> Data section:

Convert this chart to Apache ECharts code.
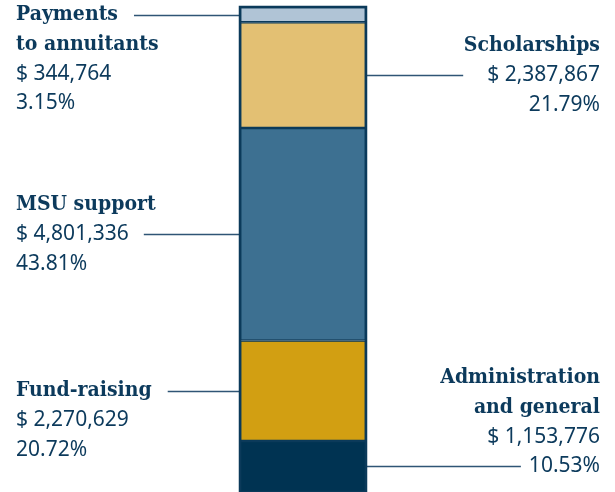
<!DOCTYPE html>
<html>
<head>
<meta charset="utf-8">
<script src="https://cdn.jsdelivr.net/npm/echarts@6/dist/echarts.min.js"></script>
<style>
  html, body { margin: 0; padding: 0; background: #fff; }
  #chart { width: 615px; height: 492px; }
</style>
</head>
<body>
<div id="chart"></div>
<script>
// segments, bottom -> top of the stacked bar
const titles = ['Administration\nand general', 'Fund-raising', 'MSU support', 'Scholarships', 'Payments\nto annuitants']
const amounts = [1153776, 2270629, 4801336, 2387867, 344764]
const shares = ['10.53%', '20.72%', '43.81%', '21.79%', '3.15%']
const colors = ['#003352', '#d29f12', '#3d7091', '#e3c073', '#b0c4d6']

const sides = ['right', 'left', 'left', 'right', 'left']
const anchorLine = [3, 0, 1, 1, 0] // text line the leader points at
const gaps = [8, 16, 15, 24, 16]   // space between text and leader

const textColor = '#0c3a5c'
const edgeColor = '#0b3a5a'
const LH = 29.5
const titleFamily = '"DejaVu Serif Condensed", "DejaVu Serif", serif'
const bodyFamily = '"Noto Sans", sans-serif'
const titleFont = 'bold 21px ' + titleFamily
const bodyFont = '21px ' + bodyFamily
const LEFT_X = 16
const RIGHT_X = 600

const total = amounts.reduce((a, b) => a + b, 0)
const bases = amounts.map((v, i) => amounts.slice(0, i).reduce((a, b) => a + b, 0))
const fmt = v => '$ ' + v.toLocaleString('en-US')

const lines = i =>
  titles[i].split('\n').map(t => ({ t, title: true }))
    .concat([{ t: fmt(amounts[i]) }, { t: shares[i] }])

const ctx = document.createElement('canvas').getContext('2d')
const textWidth = l => {
  ctx.font = l.title ? titleFont : bodyFont
  return ctx.measureText(l.t).width
}

const myChart = echarts.init(document.getElementById('chart'))

const barSeries = amounts.map((v, i) => ({
  name: titles[i].replace('\n', ' '),
  type: 'bar',
  stack: 'total',
  barWidth: '100%',
  z: 3,
  data: [v],
  itemStyle: { color: colors[i], borderColor: edgeColor, borderWidth: 1.25 },
  label: {
    show: true,
    formatter: () => lines(i).map(l => (l.title ? '{t|' : '{v|') + l.t + '}').join('\n'),
    rich: {
      t: { fontFamily: titleFamily, fontWeight: 'bold', fontSize: 21, lineHeight: LH, color: textColor },
      v: { fontFamily: bodyFamily, fontSize: 21, lineHeight: LH, color: textColor }
    }
  },
  labelLayout: p => {
    const midY = p.rect.y + p.rect.height / 2
    const top = midY - (anchorLine[i] + 0.5) * LH
    return sides[i] === 'left'
      ? { x: LEFT_X, y: top, align: 'left', verticalAlign: 'top' }
      : { x: RIGHT_X, y: top, align: 'right', verticalAlign: 'top' }
  }
}))

// leader lines from the text to the middle of each segment
const leaderSeries = {
  type: 'custom',
  z: 1,
  silent: true,
  encode: { x: 0, y: [1, 2] },
  data: amounts.map((v, i) => [0, bases[i], bases[i] + v, i]),
  renderItem: (params, api) => {
    const i = api.value(3)
    const lo = api.coord([0, api.value(1)])
    const hi = api.coord([0, api.value(2)])
    const half = api.size([1, 0])[0] / 2
    const y = Math.round((lo[1] + hi[1]) / 2) + 0.5
    const w = textWidth(lines(i)[anchorLine[i]])
    const xs = sides[i] === 'left'
      ? [LEFT_X + w + gaps[i], lo[0] - half]
      : [lo[0] + half, RIGHT_X - w - gaps[i]]
    return {
      type: 'line',
      shape: { x1: xs[0], y1: y, x2: xs[1], y2: y },
      style: { stroke: '#2f5575', lineWidth: 1.5 }
    }
  }
}

// outer frame of the whole bar
const frameSeries = {
  type: 'custom',
  z: 5,
  silent: true,
  encode: { x: 0, y: [1, 2] },
  data: [[0, 0, total]],
  renderItem: (params, api) => {
    const lo = api.coord([0, api.value(1)])
    const hi = api.coord([0, api.value(2)])
    const w = api.size([1, 0])[0]
    return {
      type: 'rect',
      shape: { x: lo[0] - w / 2, y: hi[1], width: w, height: lo[1] - hi[1] },
      style: { fill: 'none', stroke: edgeColor, lineWidth: 2.5 }
    }
  }
}

const option = {
  animation: false,
  grid: { left: 240, right: 249, top: 7, bottom: 0 },
  xAxis: { type: 'category', data: ['Expenses'], show: false },
  yAxis: { type: 'value', min: 0, max: total, show: false },
  series: [leaderSeries].concat(barSeries, [frameSeries])
}

option && myChart.setOption(option)
</script>
</body>
</html>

> Required work:
Only the lines from the start of the material through the line containing "const fmt = v" should be transcribed. Pictures stay out.

> Answer to this problem:
Convert this chart to Apache ECharts code.
<!DOCTYPE html>
<html>
<head>
<meta charset="utf-8">
<script src="https://cdn.jsdelivr.net/npm/echarts@6/dist/echarts.min.js"></script>
<style>
  html, body { margin: 0; padding: 0; background: #fff; }
  #chart { width: 615px; height: 492px; }
</style>
</head>
<body>
<div id="chart"></div>
<script>
// segments, bottom -> top of the stacked bar
const titles = ['Administration\nand general', 'Fund-raising', 'MSU support', 'Scholarships', 'Payments\nto annuitants']
const amounts = [1153776, 2270629, 4801336, 2387867, 344764]
const shares = ['10.53%', '20.72%', '43.81%', '21.79%', '3.15%']
const colors = ['#003352', '#d29f12', '#3d7091', '#e3c073', '#b0c4d6']

const sides = ['right', 'left', 'left', 'right', 'left']
const anchorLine = [3, 0, 1, 1, 0] // text line the leader points at
const gaps = [8, 16, 15, 24, 16]   // space between text and leader

const textColor = '#0c3a5c'
const edgeColor = '#0b3a5a'
const LH = 29.5
const titleFamily = '"DejaVu Serif Condensed", "DejaVu Serif", serif'
const bodyFamily = '"Noto Sans", sans-serif'
const titleFont = 'bold 21px ' + titleFamily
const bodyFont = '21px ' + bodyFamily
const LEFT_X = 16
const RIGHT_X = 600

const total = amounts.reduce((a, b) => a + b, 0)
const bases = amounts.map((v, i) => amounts.slice(0, i).reduce((a, b) => a + b, 0))
const fmt = v => '$ ' + v.toLocaleString('en-US')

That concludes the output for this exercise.